The airline industry has doubled its revenue over the last decade, according to the International Air Transport Association. Profit margins are often thin, but with the epic tumble of oil prices — and thus jet fuel — many airlines are posting record profits. So now is the time to make some experimental moves — run a few flights popular with families to places like Disney World, and discount kids’ tickets on flights aimed just at families. It would likely keep kids and parents happier — and maybe even build airline brand loyalty with kids, a challenge in such a ticket-price-driven industry — and keep parents from feeling like they have to offer earplugs to everyone around them just to keep from being treated like lepers every time they board a plane.
And hey, grumpy adults traveling alone, it’d be good news for you too: If there’s a flight aimed at making families happy, that crying baby and his parents are less likely to be sitting behind you keeping you from enjoying Friends reruns.
To be sure, there are problems with this approach.

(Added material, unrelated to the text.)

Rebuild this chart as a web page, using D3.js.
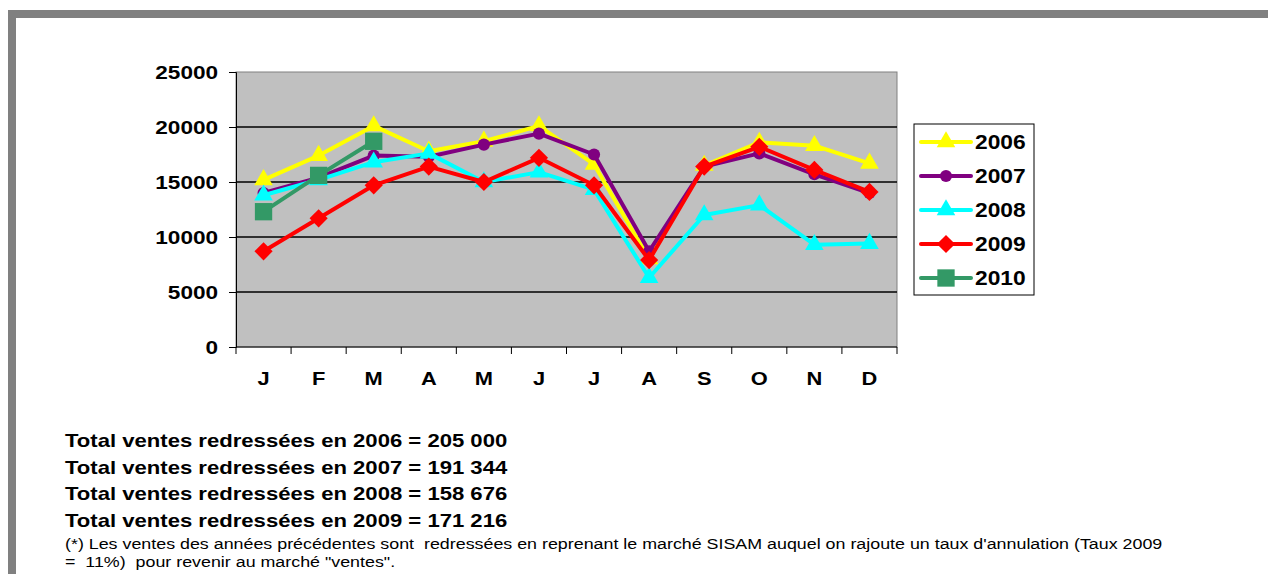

Redesigning plane space to make it easier for families to sit together or to accommodate baby seats would be expensive for airlines, and they might not be open to offering discounted children’s tickets, as Air France already does, when they can squeeze the full price out of each and every kid. And why should parents and families get specially designed flights? After all, everyone’s uncomfortable, squished and miserable on a plane; why exempt kids? Children are people too, right?
Children are indeed people. But they’re people who’d probably be a lot happier on a flight full of people their age who also really want to watch Ratatouille instead of Fargo.